Focus inevitably shifts to the nature of how staff involved in the quarantine procedures are protected. Epidemiologist Mary-Louise McLaws, an advisor to the World Health Organization, insists that staff involved in the quarantine system wear additional protection in the form of face shields. “With a highly infectious variant, we don’t yet know whether you are more likely to catch it through your eyes.”
Then comes the issue of the environment housing travellers coming into Australia. For McLaws, stellar, and regular ventilation, is crucial in any designated facility. In terms of airflow shifts, hotels were poor relative to hospitals. “The airflow change on a COVID ward in a hospital is 12 complete airflow changes per hour.” Hotels were “not designed like that and you have up to six complete airflow changes.”
The way the virus continues to leak through the quarantine barriers is getting some of the professionals hot under the collar. “Why does this keep happening?” asked irritated epidemiologist Mike Toole of the Burnet Institute. “The answer is that there is no national standard and a stubborn resistance to taking aerosol transmission seriously.” An aspect of neglect lay in avoiding the deceptive way such transmission was taking place. “We need a national standard drawn up by the Federal Government that all states and territories adhere to.”

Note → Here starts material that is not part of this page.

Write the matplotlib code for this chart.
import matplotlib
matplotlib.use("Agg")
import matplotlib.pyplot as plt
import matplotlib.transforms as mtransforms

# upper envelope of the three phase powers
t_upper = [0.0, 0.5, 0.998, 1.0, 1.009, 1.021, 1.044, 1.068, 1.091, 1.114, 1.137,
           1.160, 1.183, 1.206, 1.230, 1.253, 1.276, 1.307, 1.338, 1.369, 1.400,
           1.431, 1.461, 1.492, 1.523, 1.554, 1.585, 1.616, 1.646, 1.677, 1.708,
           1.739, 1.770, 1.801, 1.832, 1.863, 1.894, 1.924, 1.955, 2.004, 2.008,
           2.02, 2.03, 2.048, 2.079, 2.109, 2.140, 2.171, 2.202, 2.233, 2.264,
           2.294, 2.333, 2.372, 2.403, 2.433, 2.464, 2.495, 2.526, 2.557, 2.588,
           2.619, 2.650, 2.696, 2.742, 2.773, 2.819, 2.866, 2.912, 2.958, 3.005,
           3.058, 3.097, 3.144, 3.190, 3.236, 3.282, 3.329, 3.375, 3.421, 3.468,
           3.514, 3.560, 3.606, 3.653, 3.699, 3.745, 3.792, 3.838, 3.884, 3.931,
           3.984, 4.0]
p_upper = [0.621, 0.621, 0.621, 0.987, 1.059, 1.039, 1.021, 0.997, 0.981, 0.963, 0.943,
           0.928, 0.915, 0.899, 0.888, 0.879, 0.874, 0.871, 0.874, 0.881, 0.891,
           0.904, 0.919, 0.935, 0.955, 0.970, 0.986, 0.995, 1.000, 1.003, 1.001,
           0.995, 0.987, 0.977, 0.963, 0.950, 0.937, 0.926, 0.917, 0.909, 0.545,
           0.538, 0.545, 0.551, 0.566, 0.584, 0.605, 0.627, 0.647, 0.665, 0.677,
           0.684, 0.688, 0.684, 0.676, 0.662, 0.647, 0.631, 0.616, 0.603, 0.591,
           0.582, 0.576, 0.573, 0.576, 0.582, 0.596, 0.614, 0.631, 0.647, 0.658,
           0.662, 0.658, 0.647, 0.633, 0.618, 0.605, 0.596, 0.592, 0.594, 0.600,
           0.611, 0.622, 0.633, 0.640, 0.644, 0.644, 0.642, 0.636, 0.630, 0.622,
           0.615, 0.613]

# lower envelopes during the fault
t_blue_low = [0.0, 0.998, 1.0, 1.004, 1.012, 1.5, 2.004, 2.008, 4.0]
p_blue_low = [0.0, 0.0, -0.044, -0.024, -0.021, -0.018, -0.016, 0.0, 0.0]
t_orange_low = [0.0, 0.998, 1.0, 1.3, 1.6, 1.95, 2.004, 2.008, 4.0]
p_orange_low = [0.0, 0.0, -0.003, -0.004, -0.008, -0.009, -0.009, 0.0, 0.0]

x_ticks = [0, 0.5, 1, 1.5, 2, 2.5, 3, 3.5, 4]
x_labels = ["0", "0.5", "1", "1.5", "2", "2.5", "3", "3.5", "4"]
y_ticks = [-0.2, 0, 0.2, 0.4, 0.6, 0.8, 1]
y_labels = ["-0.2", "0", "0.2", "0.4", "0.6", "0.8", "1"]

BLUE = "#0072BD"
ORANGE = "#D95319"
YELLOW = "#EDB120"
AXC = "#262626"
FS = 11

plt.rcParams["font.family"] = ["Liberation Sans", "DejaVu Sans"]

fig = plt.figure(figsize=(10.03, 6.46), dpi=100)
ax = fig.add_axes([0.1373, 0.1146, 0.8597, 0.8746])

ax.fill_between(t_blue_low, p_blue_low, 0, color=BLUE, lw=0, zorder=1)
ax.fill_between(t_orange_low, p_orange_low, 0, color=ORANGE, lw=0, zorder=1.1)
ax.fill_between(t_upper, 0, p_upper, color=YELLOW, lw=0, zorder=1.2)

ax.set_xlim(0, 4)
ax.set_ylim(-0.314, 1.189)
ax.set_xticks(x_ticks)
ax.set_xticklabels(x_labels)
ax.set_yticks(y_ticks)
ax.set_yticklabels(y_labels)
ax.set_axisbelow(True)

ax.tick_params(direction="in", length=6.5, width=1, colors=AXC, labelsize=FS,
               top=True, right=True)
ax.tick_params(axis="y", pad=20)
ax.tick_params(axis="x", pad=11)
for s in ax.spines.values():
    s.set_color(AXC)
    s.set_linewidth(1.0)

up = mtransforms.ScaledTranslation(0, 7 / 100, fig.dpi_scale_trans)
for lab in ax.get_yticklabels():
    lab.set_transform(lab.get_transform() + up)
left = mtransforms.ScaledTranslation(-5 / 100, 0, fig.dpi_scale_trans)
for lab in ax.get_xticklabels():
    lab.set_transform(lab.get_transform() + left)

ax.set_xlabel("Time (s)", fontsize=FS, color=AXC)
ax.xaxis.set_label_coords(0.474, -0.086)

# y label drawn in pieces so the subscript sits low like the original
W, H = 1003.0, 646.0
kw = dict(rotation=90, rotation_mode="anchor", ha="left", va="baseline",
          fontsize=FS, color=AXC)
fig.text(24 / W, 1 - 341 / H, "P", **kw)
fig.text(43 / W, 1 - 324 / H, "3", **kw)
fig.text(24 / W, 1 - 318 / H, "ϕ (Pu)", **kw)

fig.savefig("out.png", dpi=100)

Other suggestions are offered as to how such a standard could be reached. Toole advocates throwing vast “resources at this problem.” Greater care had to be paid to ventilation and Personal Protective Equipment. “It’s our only defence because we won’t reach population immunity from vaccination this year.”
Aerosol transmission is the subject of a recent, yet to be peer-reviewed study from Bristol in the UK. Healthy volunteers and hospitalised patients were recruited in the study to study aerosol emission, examining breathing, speaking and coughing. “Coughing,” it was found, “was associated with the highest aerosol emissions with a peak concentration at least 10 times greater the mean concentration generated from speaking or breathing.” Room ventilation, or the air exchange rate, was also a critical factor, with poorly ventilated spaces “posing a potential risk to those even not in close contact”.
Public health officials find themselves in a bind as to how best to contain those arriving from overseas. Victoria’s Deputy Chief Health Officer, Allen Cheng, resorts to the stop gap approach. An “engineering review” of the hotels had been undertaken. Airborne transmission was recognised, posing greater concern given the arrival of new coronavirus variants. The processes had to be tweaked and improved. Health bureaucrats and administrators find themselves defending a doomed, leaking system.